A recent report by Latinometrics, a Substack blog published by leading experts on Latin American affairs, found that several large Latin American cities often associated with violent crime, including Mexico City, now have lower homicide rates than San Antonio and other U.S. metros.
"[Mexico] undoubtedly has a crime problem — five of the 10 most dangerous cities this year are in our country," Karla Berman, a Mexico-based expert in Latin American affairs and member of the Latin American Advisory Board at Harvard Business School, said in the report. "But Mexico City, which often has a bad reputation in terms of crime, has been dropping its homicide rate since 2018."(1/11) São Paulo cut its homicide rate by 90% and is now about as safe as Boston. Mexico City is currently safer than Dallas and Denver.
— Latinometrics 📊 (@LatamData) December 9, 2022
A thread on LatAm's (not so) dangerous cities, by @karlaberman 🌆: pic.twitter.com/UJT627sITA
In contrast, San Antonio's homicide rate has steadily risen since 2020, as previously reported by the Express-News. City officials have not yet released San Antonio's official homicide rate for 2022, but its data for the first nine months of the year includes the deaths of 54 migrants who perished in an abandoned tractor trailer, which partially explains the year's spike.
Using data from Bloomberg's Homicide Monitor, which describes itself as the "most comprehensive publicly available data set on murder in the world," Berman found that other large Latin American cities, including Sao Paulo, Brazil; Buenos Aires, Argentina; and Santiago, Chile also had lower homicide rates than San Antonio.
In the early 2000s, Sao Paulo's murder rate was 10 times higher than it is now. The city's police reform policies and increasingly strict gun regulation have helped it slash its number of homicides since then, according to the report.

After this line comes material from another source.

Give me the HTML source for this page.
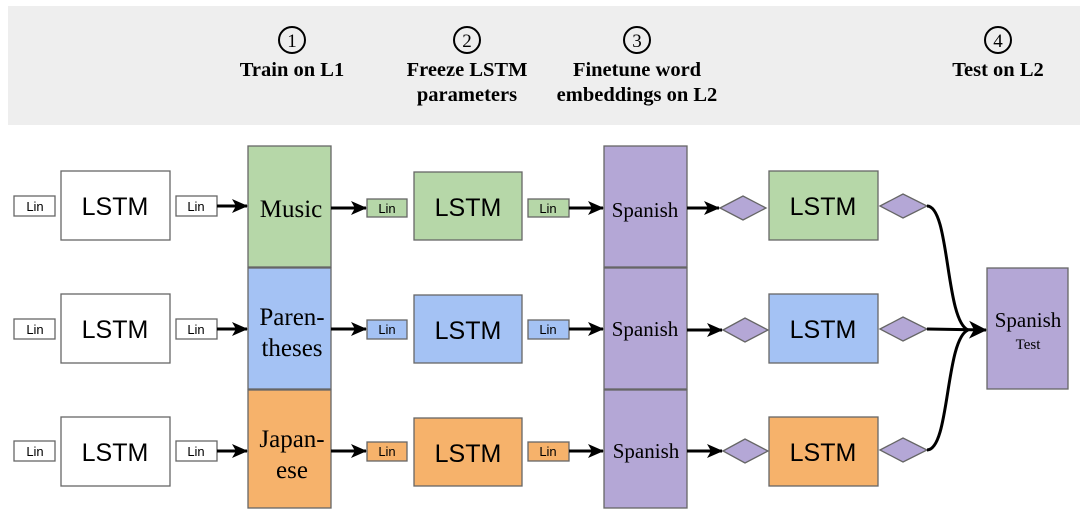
<!DOCTYPE html>
<html><head><meta charset="utf-8"><style>
html,body{margin:0;padding:0;background:#fff;width:1080px;height:517px;overflow:hidden}
svg text{font-family:"Liberation Serif",serif}
.s{font-family:"Liberation Sans",sans-serif}
</style></head><body>
<svg width="1080" height="517" viewBox="0 0 1080 517" xmlns="http://www.w3.org/2000/svg">
<defs>
<marker id="a" markerWidth="16" markerHeight="14" refX="15" refY="7" orient="auto" markerUnits="userSpaceOnUse">
<path d="M0,0 L16,7 L0,14 L4,7 Z" fill="#000"/>
</marker>
<marker id="b" markerWidth="18" markerHeight="18" refX="17" refY="9" orient="auto" markerUnits="userSpaceOnUse">
<path d="M0,0 L18,9 L0,18 L5,9 Z" fill="#000"/>
</marker>
</defs>
<rect x="8" y="6" width="1072" height="119" fill="#eeeeee"/>
<g font-weight="bold" font-size="20.5" text-anchor="middle" fill="#000">
<circle cx="292" cy="40" r="13" fill="none" stroke="#000" stroke-width="2"/><text x="292" y="47" font-size="19" font-weight="normal">1</text>
<circle cx="467" cy="40" r="13" fill="none" stroke="#000" stroke-width="2"/><text x="467" y="47" font-size="19" font-weight="normal">2</text>
<circle cx="637" cy="40" r="13" fill="none" stroke="#000" stroke-width="2"/><text x="637" y="47" font-size="19" font-weight="normal">3</text>
<circle cx="998" cy="40" r="13" fill="none" stroke="#000" stroke-width="2"/><text x="998" y="47" font-size="19" font-weight="normal">4</text>
<text x="292" y="76">Train on L1</text>
<text x="467" y="76">Freeze LSTM</text><text x="467" y="101">parameters</text>
<text x="637" y="76">Finetune word</text><text x="637" y="101">embeddings on L2</text>
<text x="998" y="76">Test on L2</text>
</g>
<g stroke="#666" stroke-width="1.3">
<g fill="#fff">
<rect x="14" y="196" width="41" height="20"/><rect x="61" y="171" width="109" height="69"/><rect x="176" y="196" width="41" height="20"/>
<rect x="14" y="319" width="41" height="20"/><rect x="61" y="294" width="109" height="69"/><rect x="176" y="319" width="41" height="20"/>
<rect x="14" y="441" width="41" height="20"/><rect x="61" y="417" width="109" height="69"/><rect x="176" y="441" width="41" height="20"/>
</g>
<rect x="248" y="146" width="83" height="121" fill="#b6d7a8"/>
<rect x="248" y="268" width="83" height="121" fill="#a4c2f4"/>
<rect x="248" y="390" width="83" height="118" fill="#f6b26b"/>
<rect x="367" y="199" width="40" height="18" fill="#b6d7a8"/><rect x="414" y="172" width="108" height="68" fill="#b6d7a8"/><rect x="528" y="199" width="41" height="18" fill="#b6d7a8"/>
<rect x="367" y="320" width="40" height="19" fill="#a4c2f4"/><rect x="414" y="295" width="108" height="68" fill="#a4c2f4"/><rect x="528" y="320" width="41" height="19" fill="#a4c2f4"/>
<rect x="367" y="442" width="40" height="19" fill="#f6b26b"/><rect x="414" y="418" width="108" height="68" fill="#f6b26b"/><rect x="528" y="442" width="41" height="19" fill="#f6b26b"/>
<rect x="604" y="146" width="83" height="121" fill="#b4a7d6"/>
<rect x="604" y="268" width="83" height="121" fill="#b4a7d6"/>
<rect x="604" y="390" width="83" height="118" fill="#b4a7d6"/>
<rect x="769" y="171" width="109" height="69" fill="#b6d7a8"/>
<rect x="769" y="294" width="109" height="69" fill="#a4c2f4"/>
<rect x="769" y="417" width="109" height="69" fill="#f6b26b"/>
<rect x="987" y="268" width="81" height="121" fill="#b4a7d6"/>
<g fill="#b4a7d6">
<polygon points="720,208 743,196 766,208 743,220"/>
<polygon points="723,330 745,318 768,330 745,342"/>
<polygon points="723,451 745,439 768,451 745,463"/>
<polygon points="880,206 903,194 927,206 903,218"/>
<polygon points="880,329 903,317 927,329 903,341"/>
<polygon points="880,450 903,438 927,450 903,462"/>
</g>
</g>
<g stroke="#000" stroke-width="3" fill="none">
<line x1="217" y1="206" x2="247" y2="206" marker-end="url(#a)"/>
<line x1="217" y1="329" x2="247" y2="329" marker-end="url(#a)"/>
<line x1="217" y1="451" x2="247" y2="451" marker-end="url(#a)"/>
<line x1="331" y1="208" x2="366" y2="208" marker-end="url(#a)"/>
<line x1="331" y1="329" x2="366" y2="329" marker-end="url(#a)"/>
<line x1="331" y1="451" x2="366" y2="451" marker-end="url(#a)"/>
<line x1="569" y1="208" x2="603" y2="208" marker-end="url(#a)"/>
<line x1="569" y1="329" x2="603" y2="329" marker-end="url(#a)"/>
<line x1="569" y1="451" x2="603" y2="451" marker-end="url(#a)"/>
<line x1="687" y1="208" x2="719" y2="208" marker-end="url(#a)"/>
<line x1="687" y1="330" x2="722" y2="330" marker-end="url(#a)"/>
<line x1="687" y1="451" x2="722" y2="451" marker-end="url(#a)"/>
<path d="M927,206 C950,206 945,320 968,330"/>
<path d="M927,450 C950,450 945,340 968,330"/>
<line x1="927" y1="329" x2="986" y2="330" marker-end="url(#b)"/>
</g>
<g text-anchor="middle" fill="#000">
<g class="s" font-size="13">
<text x="35" y="211" class="s">Lin</text><text x="196" y="211" class="s">Lin</text>
<text x="35" y="334" class="s">Lin</text><text x="196" y="334" class="s">Lin</text>
<text x="35" y="456" class="s">Lin</text><text x="196" y="456" class="s">Lin</text>
<text x="387" y="213" class="s">Lin</text><text x="548" y="213" class="s">Lin</text>
<text x="387" y="334" class="s">Lin</text><text x="548" y="334" class="s">Lin</text>
<text x="387" y="456" class="s">Lin</text><text x="548" y="456" class="s">Lin</text>
</g>
<g font-size="25">
<text x="115" y="215" class="s">LSTM</text><text x="115" y="338" class="s">LSTM</text><text x="115" y="461" class="s">LSTM</text>
<text x="468" y="216" class="s">LSTM</text><text x="468" y="339" class="s">LSTM</text><text x="468" y="462" class="s">LSTM</text>
<text x="823" y="215" class="s">LSTM</text><text x="823" y="338" class="s">LSTM</text><text x="823" y="461" class="s">LSTM</text>
</g>
<g font-size="25">
<text x="291" y="217">Music</text>
<text x="292" y="325">Paren-</text><text x="292" y="356">theses</text>
<text x="292" y="447">Japan-</text><text x="292" y="478">ese</text>
</g>
<g font-size="21">
<text x="645" y="217">Spanish</text><text x="645" y="336">Spanish</text><text x="646" y="458">Spanish</text>
<text x="1028" y="327">Spanish</text>
</g>
<text x="1028" y="349" font-size="15">Test</text>
</g>
</svg>
</body></html>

In 2023, with the help of UTSA, San Antonio will implement a new approach to crime prevention via "hot-spot" policing. The plan aims to increase police visibility and use "intelligence-led offender targeting" to address crime, according to the Express-News,
San Antonio's violent crime continues to grab national headlines, most recently with December's seemingly random drive-by shooting of woman on I-10. Even so, the Alamo City is still safer than many large U.S. metros.
Denver, Dallas, Minneapolis, Las Vegas and Philadelphia all had higher homicide rates per 100,000 people than San Antonio, according to Latinometrics' report.